I shook my head back and forth, at least as much as I could considering my limited range of motion.

“Are you sure?”

“Yes.”

Mom finally stood up. “I guess we’ll have to call the fire department.”

I didn’t know if this was just a threat, but I was unnerved by the prospect of firemen coming into our home. I imagined reporters catching wind of my embarrassing problem and seeing myself on the evening news the next day, big, burly men in uniforms using a saw to cut apart the stair railing. I was horrified. Panicked, I yanked my head back as hard as I could once more, ignoring the pain. Finally, my head slipped through the metal bars, and I fell back onto the step.

After a moment of shock, I broke into laughter. Mom started laughing, too.

The sides of my head were sore and my ears ached from being folded forward, but I was free!

Mom scooped me up and checked my head for any injuries, both of us giggling as she pushed my hair out of the way to check for bruising.

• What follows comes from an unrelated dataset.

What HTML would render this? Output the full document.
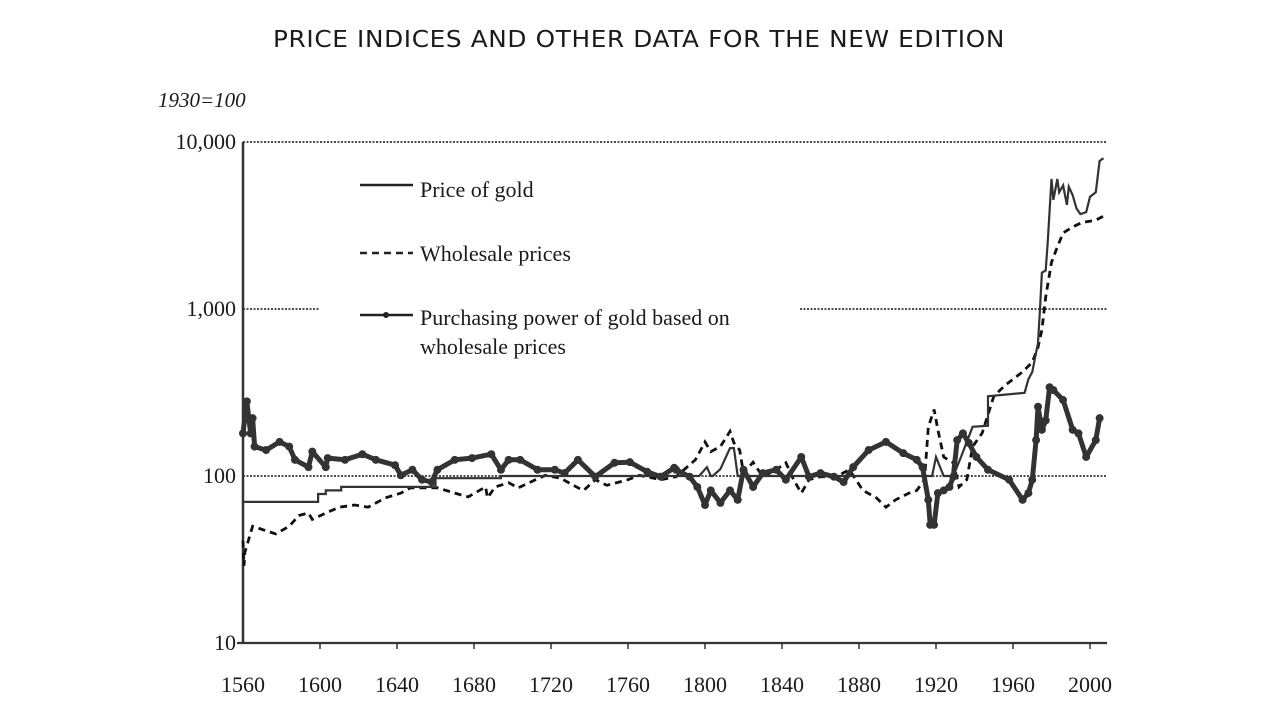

“I think you’re good as new. I hope you learned something today,” she said, still smiling. “Come on, let’s get you to sleep.”

She walked me upstairs and tucked me in bed again.

That night, I certainly did learn my lesson: not to stick my head through the stair railing (and that I needed glasses). But I didn’t stop sneaking out of bed to watch the news with Mom. I always wanted to spend time with her, and to this day I’m so happy I was able to appreciate her, even back then.

Now in my twenties, I look back and I’m in awe of how well she handled the challenge of being a single mom. She gave me fun memories full of laughter and plenty of ice cream, and even managed to scrape together enough money to take me to theme parks and concerts.

Now I live in a condo on my own, but I’m still very close with her. We talk on the phone most days, or at the very least I’ll send her a text to say “hi.” But at least one evening a week, I drive to my mom’s house and have dinner with her. Then, we sit on the couch and watch the news together.